Unfortunately, the experiment you described does not suffice to establish that those speeds are the same. So you cannot claim (based on that setup) that the 499 seconds represents the time for light to travel from Sun to Earth.
first of all, i was not really describing an experiment. i was simply refuting want ghwells said,
specifically regarding a stopwatch. if the SOL was very slow, it's the same thing a 100-meter race timer would have to do: position him/herself on the line perpendicular to the 50-meter point, start the stopwatch when he or she sees the starter's pistol go off and stop it when he/she sees the runner cross the finish line. and it requires the assumption that there is no reason to believe that the equal path lengths would have different travel times, even for a slow speed-of-light.

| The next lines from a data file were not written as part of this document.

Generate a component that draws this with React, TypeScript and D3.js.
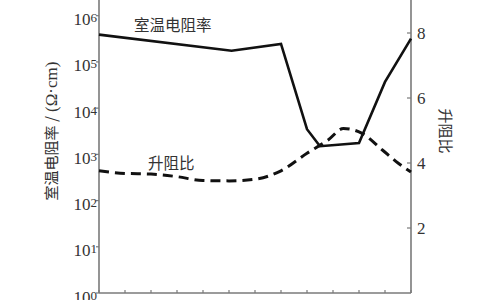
import React from "react";
import * as d3 from "d3";

const xTicks = [0, 1, 2, 3, 4, 5, 6, 7, 8, 9, 10, 11, 12];
const leftTickExps = [0, 1, 2, 3, 4, 5, 6];
const rightTicks = [2, 4, 6, 8];

const rhoX = [0, 5.1, 7.0, 8.0, 8.5, 10.0, 11.0, 12.0];
const rhoValues = [3.9e5, 1.75e5, 2.45e5, 3.5e3, 1.5e3, 1.75e3, 3.7e4, 3.2e5];

const ratioX = [0, 1, 2, 3, 4, 5, 6, 7, 8, 8.8, 9.4, 10.1, 10.9, 11.5, 12];
const ratioValues = [3.76, 3.68, 3.66, 3.58, 3.46, 3.45, 3.5, 3.76, 4.3, 4.7, 5.06, 4.92, 4.4, 4.0, 3.72];

const W = 500;
const H = 300;
const left = 99;
const right = 411;
const bottom = 293;

export default function App() {
  const x = d3.scaleLinear().domain([0, 12]).range([left, right]);
  const yL = d3.scaleLog().domain([1, 1e6]).range([bottom, 15.7]);
  const yR = d3.scaleLinear().domain([0, 8]).range([bottom, 33]);

  const solid = d3
    .line<number>()
    .x((_, i) => x(rhoX[i]))
    .y((d) => yL(d))(rhoValues) as string;

  const dashed = d3
    .line<number>()
    .x((_, i) => x(ratioX[i]))
    .y((d) => yR(d))
    .curve(d3.curveMonotoneX)(ratioValues) as string;

  const serif = "'Liberation Serif', 'Times New Roman', serif";
  const cjk = "'Noto Sans CJK SC', sans-serif";
  const axisColor = "#7a7a7a";
  const textColor = "#333";

  return (
    <svg
      width={W}
      height={H}
      style={{ position: "absolute", left: 0, top: 0, background: "#fff" }}
    >
      {/* axes */}
      <line x1={left} y1={0} x2={left} y2={bottom} stroke={axisColor} strokeWidth={1.6} />
      <line x1={right} y1={0} x2={right} y2={bottom} stroke={axisColor} strokeWidth={1.6} />
      <line x1={left} y1={bottom} x2={right} y2={bottom} stroke={axisColor} strokeWidth={1.6} />

      {xTicks.map((t) => (
        <line key={"xt" + t} x1={x(t)} x2={x(t)} y1={bottom} y2={bottom - 3} stroke={axisColor} strokeWidth={1.2} />
      ))}

      {leftTickExps.map((e) => {
        const yy = yL(Math.pow(10, e));
        return (
          <g key={"lt" + e}>
            <line x1={left - 3} x2={left} y1={yy} y2={yy} stroke={axisColor} strokeWidth={1.2} />
            <text x={left - 2} y={yy + 9.5} textAnchor="end" fontFamily={serif} fontSize={17} fill={textColor}>
              10<tspan dy={-3} fontSize={13}>{e}</tspan>
            </text>
          </g>
        );
      })}

      {rightTicks.map((t) => {
        const yy = yR(t);
        return (
          <g key={"rt" + t}>
            <line x1={right - 4} x2={right} y1={yy} y2={yy} stroke={axisColor} strokeWidth={1.2} />
            <text x={right + 6} y={yy + 5.5} textAnchor="start" fontFamily={serif} fontSize={17} fill={textColor}>
              {t}
            </text>
          </g>
        );
      })}

      {/* axis titles */}
      <text
        transform={`translate(57, 131) rotate(-90)`}
        textAnchor="middle"
        fontFamily={cjk}
        fontSize={15}
        fill={textColor}
      >
        室温电阻率 /<tspan fontFamily={serif} fontSize={17}> (Ω·cm)</tspan>
      </text>
      <text
        transform={`translate(440, 131) rotate(90)`}
        textAnchor="middle"
        fontFamily={cjk}
        fontSize={15}
        fill={textColor}
      >
        升阻比
      </text>

      {/* series labels */}
      <text x={134} y={31} fontFamily={cjk} fontSize={15.5} fill={textColor}>
        室温电阻率
      </text>
      <text x={148} y={169} fontFamily={cjk} fontSize={15.5} fill={textColor}>
        升阻比
      </text>

      {/* data */}
      <path d={solid} fill="none" stroke="#111" strokeWidth={2.6} strokeLinejoin="miter" />
      <path d={dashed} fill="none" stroke="#111" strokeWidth={3} strokeDasharray="10 6" />
    </svg>
  );
}
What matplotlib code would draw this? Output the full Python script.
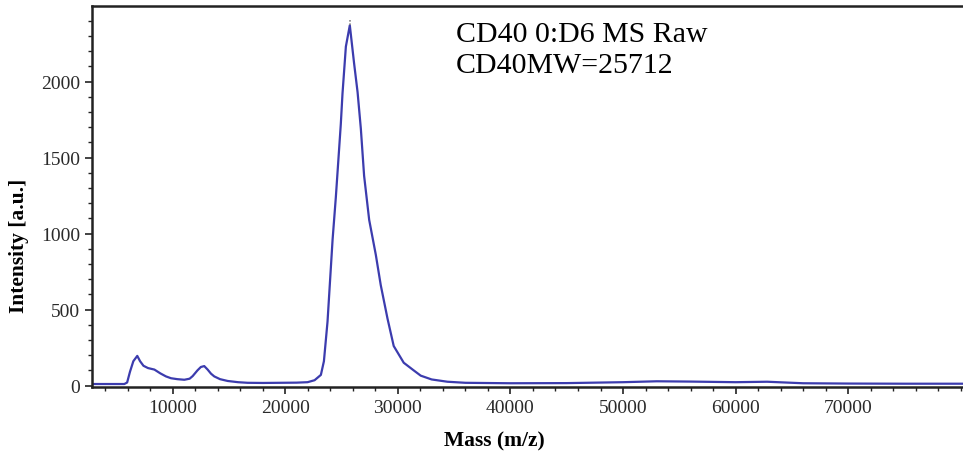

you know, Michaelson-Morley could not claim the absence of aether based on the negative result of the experiment. perhaps the aether moves around with the Earth as the Earth revolves around the sun, that would account for the negative result. but it's an unreasonable assumption. so maybe M-M didn't prove anything. maybe, for the flat-earthers, the aether still is out there, and it moves around with the experimental platform which is why we just cannot measure our motion through it.
when making the round-trip two-way SOL measurement it may seem reasonable that the time of travel is longer in one direction than the other because we might be moving through the aether in nearlythe same direction (maybe another reason why M-M set up a perpendicular path).
however, for the case i outline, as the paths to the observer get longer and longer (yet somehow we guarantee they remain equal in length) the assumption of a difference in speed along those paths gets less and less reasonable because the two directions are virtually the same. and (if you could pull it off, and i never said how one could set that up) it would measure precisely what ghw says cannot be measured with a stopwatch.